2
Сатти вернулся в машину каким-то задумчивым. То ли пересматривал свое отношение ко мне в свете того, что ему сообщила Стромер, то ли я просто проецировал на него свои страхи. Несколько минут он молчал. Я завел двигатель и повернул обратно в центр города, а Сатти рядом рассеянно хрустел пальцами, шеей, коленями, запястьями. Отношения у нас были так себе, но все же Сатти обладал острым умом, и когда он принимался хрустеть суставами, это означало, что он готовится действовать. Я давно не видел, чтобы он так сосредоточенно над чем-то размышлял.

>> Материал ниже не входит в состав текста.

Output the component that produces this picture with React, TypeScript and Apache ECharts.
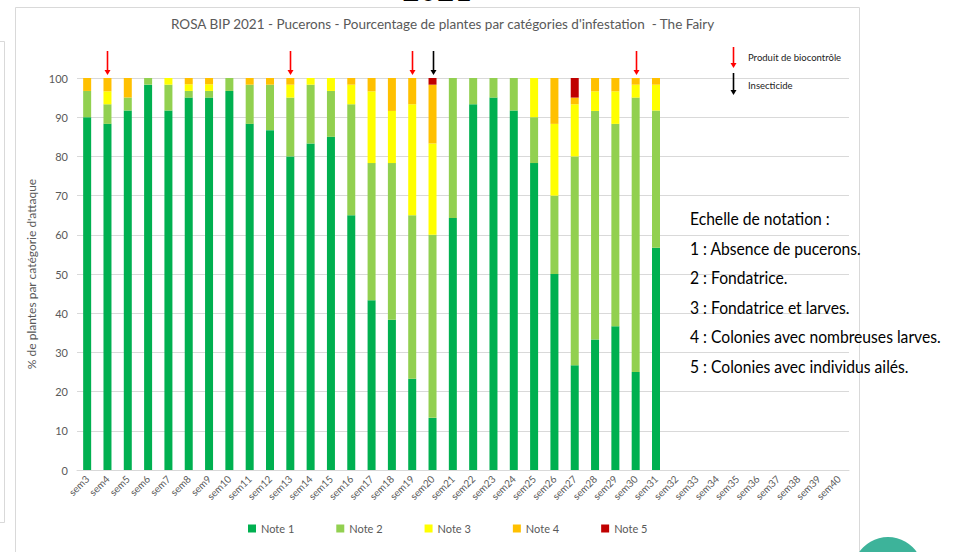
import React, { useEffect, useRef } from "react";
import * as echarts from "echarts";

const weeks = Array.from({ length: 38 }, (_, i) => "sem" + (i + 3));

// sem3 .. sem31 (29 values), sem32..sem40 empty
const note1 = [90, 88.3, 91.7, 98.3, 91.7, 95, 95, 96.7, 88.3, 86.7, 80, 83.3, 85, 65, 43.3, 38.3, 23.3, 13.3, 64.3, 93.3, 95, 91.7, 78.3, 50, 26.7, 33.3, 36.7, 25, 56.7];
const note2 = [6.7, 5, 3.3, 1.7, 6.6, 1.7, 1.7, 3.3, 10, 11.6, 15, 15, 11.7, 28.3, 35, 40, 41.7, 46.7, 35.7, 6.7, 5, 8.3, 11.7, 20, 53.3, 58.3, 51.6, 70, 35];
const note3 = [0, 3.3, 0, 0, 1.7, 1.7, 1.7, 0, 0, 0, 3.3, 1.7, 3.3, 5, 18.3, 13.3, 28.3, 23.3, 0, 0, 0, 0, 10, 18.3, 13.3, 5, 8.3, 3.3, 6.6];
const note4 = [3.3, 3.4, 5, 0, 0, 1.6, 1.6, 0, 1.7, 1.7, 1.7, 0, 0, 1.7, 3.4, 8.4, 6.7, 15, 0, 0, 0, 0, 0, 11.7, 1.7, 3.4, 3.4, 1.7, 1.7];
const note5 = [0, 0, 0, 0, 0, 0, 0, 0, 0, 0, 0, 0, 0, 0, 0, 0, 0, 1.7, 0, 0, 0, 0, 0, 0, 5, 0, 0, 0, 0];

const seriesNames = ["Note 1", "Note 2", "Note 3", "Note 4", "Note 5"];
const seriesColors = ["#00B050", "#92D050", "#FFFF00", "#FFC000", "#C00000"];

const biocontrolWeeks = ["sem4", "sem13", "sem19", "sem30"];
const insecticideWeeks = ["sem20"];

const scaleLines = [
  "Echelle de notation :",
  "1 : Absence de pucerons.",
  "2 : Fondatrice.",
  "3 : Fondatrice et larves.",
  "4 : Colonies avec nombreuses larves.",
  "5 : Colonies avec individus ailés.",
];

const FONT = "Lato, 'Open Sans', sans-serif";

function pad(arr: number[]) {
  const out: (number | null)[] = arr.map((v) => (v === 0 ? null : v));
  while (out.length < weeks.length) out.push(null);
  return out;
}

function arrow(x: number, y1: number, y2: number, color: string) {
  return [
    { type: "line", shape: { x1: x, y1: y1, x2: x, y2: y2 - 4 }, style: { stroke: color, lineWidth: 1.6 } },
    { type: "polygon", shape: { points: [[x - 3, y2 - 5], [x + 3, y2 - 5], [x, y2]] }, style: { fill: color } },
  ];
}

export default function App() {
  const ref = useRef<HTMLDivElement>(null);
  useEffect(() => {
    document.body.style.margin = "0";
    const chart = echarts.init(ref.current!, null, { renderer: "svg" });
    const all = [note1, note2, note3, note4, note5];
    chart.setOption({
      animation: false,
      backgroundColor: "#ffffff",
      title: {
        text: "ROSA BIP 2021 - Pucerons - Pourcentage de plantes par catégories d'infestation  - The Fairy",
        left: 166,
        top: 12,
        textStyle: { fontSize: 13.5, fontWeight: "normal", color: "#595959", fontFamily: FONT },
      },
      legend: {
        data: seriesNames,
        left: 243,
        top: 518,
        itemWidth: 8,
        itemHeight: 8,
        itemGap: 42,
        icon: "rect",
        textStyle: { fontSize: 11, color: "#595959", fontFamily: FONT },
      },
      grid: { left: 77, right: 104, top: 78, bottom: 82, containLabel: false },
      xAxis: {
        type: "category",
        data: weeks,
        axisTick: { show: false },
        axisLine: { lineStyle: { color: "#d9d9d9" } },
        axisLabel: { interval: 0, rotate: 45, fontSize: 10, color: "#595959", fontFamily: FONT, margin: 7 },
      },
      yAxis: {
        type: "value",
        min: 0,
        max: 100,
        interval: 10,
        name: "% de plantes par catégorie d'attaque",
        nameLocation: "middle",
        nameGap: 40,
        nameTextStyle: { fontSize: 12, color: "#595959", fontFamily: FONT },
        axisLine: { show: false },
        axisTick: { show: false },
        axisLabel: { fontSize: 11, color: "#595959", fontFamily: FONT, margin: 9 },
        splitLine: { lineStyle: { color: "#d9d9d9" } },
      },
      series: seriesNames.map((name, i) => ({
        name,
        type: "bar",
        stack: "total",
        barWidth: 8,
        itemStyle: { color: seriesColors[i] },
        data: pad(all[i]),
      })),
    });

    const graphics: any[] = [];
    graphics.push({ type: "rect", shape: { x: 15.5, y: 7.5, width: 844, height: 600 }, style: { fill: "none", stroke: "#d9d9d9", lineWidth: 1 }, z: -1 });
    graphics.push({ type: "polyline", shape: { points: [[0, 41.5], [4.5, 41.5], [4.5, 522.5], [0, 522.5]] }, style: { fill: "none", stroke: "#d9d9d9", lineWidth: 1 } });
    graphics.push({ type: "text", x: 437, y: 4, style: { text: "2021", fontSize: 30, fontFamily: FONT, fill: "#000", align: "center", verticalAlign: "bottom" } });
    biocontrolWeeks.forEach((w) => {
      const p = chart.convertToPixel({ xAxisIndex: 0, yAxisIndex: 0 }, [w, 100]) as number[];
      graphics.push(...arrow(Math.round(p[0]) + 0.5, 51, 75, "#FF0000"));
    });
    insecticideWeeks.forEach((w) => {
      const p = chart.convertToPixel({ xAxisIndex: 0, yAxisIndex: 0 }, [w, 100]) as number[];
      graphics.push(...arrow(Math.round(p[0]) + 0.5, 51, 75, "#000000"));
    });
    graphics.push(...arrow(733.5, 47, 68, "#FF0000"));
    graphics.push(...arrow(733.5, 73, 95, "#000000"));
    graphics.push({ type: "text", x: 748, y: 57, style: { text: "Produit de biocontrôle", fontSize: 9.5, fontFamily: FONT, fill: "#222", verticalAlign: "middle" } });
    graphics.push({ type: "text", x: 748, y: 85, style: { text: "Insecticide", fontSize: 9.5, fontFamily: FONT, fill: "#222", verticalAlign: "middle" } });
    scaleLines.forEach((t, i) => {
      graphics.push({ type: "text", x: 690, y: 218 + i * 29.6, style: { text: t, fontSize: 18, fontFamily: FONT, fill: "#000", verticalAlign: "middle" }, scaleX: 0.87 });
    });
    graphics.push({ type: "circle", shape: { cx: 888, cy: 572, r: 35 }, style: { fill: "#3DB39A" } });
    chart.setOption({ graphic: graphics });

    return () => chart.dispose();
  }, []);
  return <div ref={ref} style={{ width: 953, height: 552 }} />;
}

– Куртку девушке вернул? – наконец спросил он.
– Два дня назад.
– Она, конечно, встретила тебя с распростертыми ногами…
– Ее даже дома не было, и при чем тут это вообще?
– Дальше дружбы дело не пошло, да, Эйдан? Вот и хорошо. Уж поверь мне. Если суперинтендант узнает, что ты взялся за старое, он тебя на органы сдаст. Но тебе повезло, я умею хранить секреты.
– Проблема решена, – помолчав, сказал я.
– Вот и хорошо. Как тебе Стромер?
– Озадачена не меньше нас. Похоже, она такого еще не видела.
– Прямо уж. Это же не хрен лысый.
– Уймись уже, Сатти.
Он сурово посмотрел на меня. Я подошел к опасной черте. Ссоры, споры, оскорбления стали привычными, но все, что касалось этики и терпимости, было запретной территорией. Не стоило его провоцировать.
Сатти вскинул руки, будто сдается:
– Да мне ее просто жалко. Тяжело, наверное, быть Бобом Диланом в юбке.
Я ничего не сказал.
– Ладно-ладно, надевай короткие штанишки, бери мячик.
Игра «ты мне – я тебе» была излюбленным развлечением Сатти, возможно, потому, что обладала всеми признаками аргументированного спора. Он высказывал предположение, я его опровергал. Иногда рождались интересные версии. Порой почти доходило до драки.
– Итак, Зубоскалу грозила мучительная смерть от болезни на букву «Р», – начал Сатти. – Может, он решил ее не дожидаться?
– Нет. Похоже, его отравили. Если бы он покончил с собой, мы бы нашли орудие самоубийства.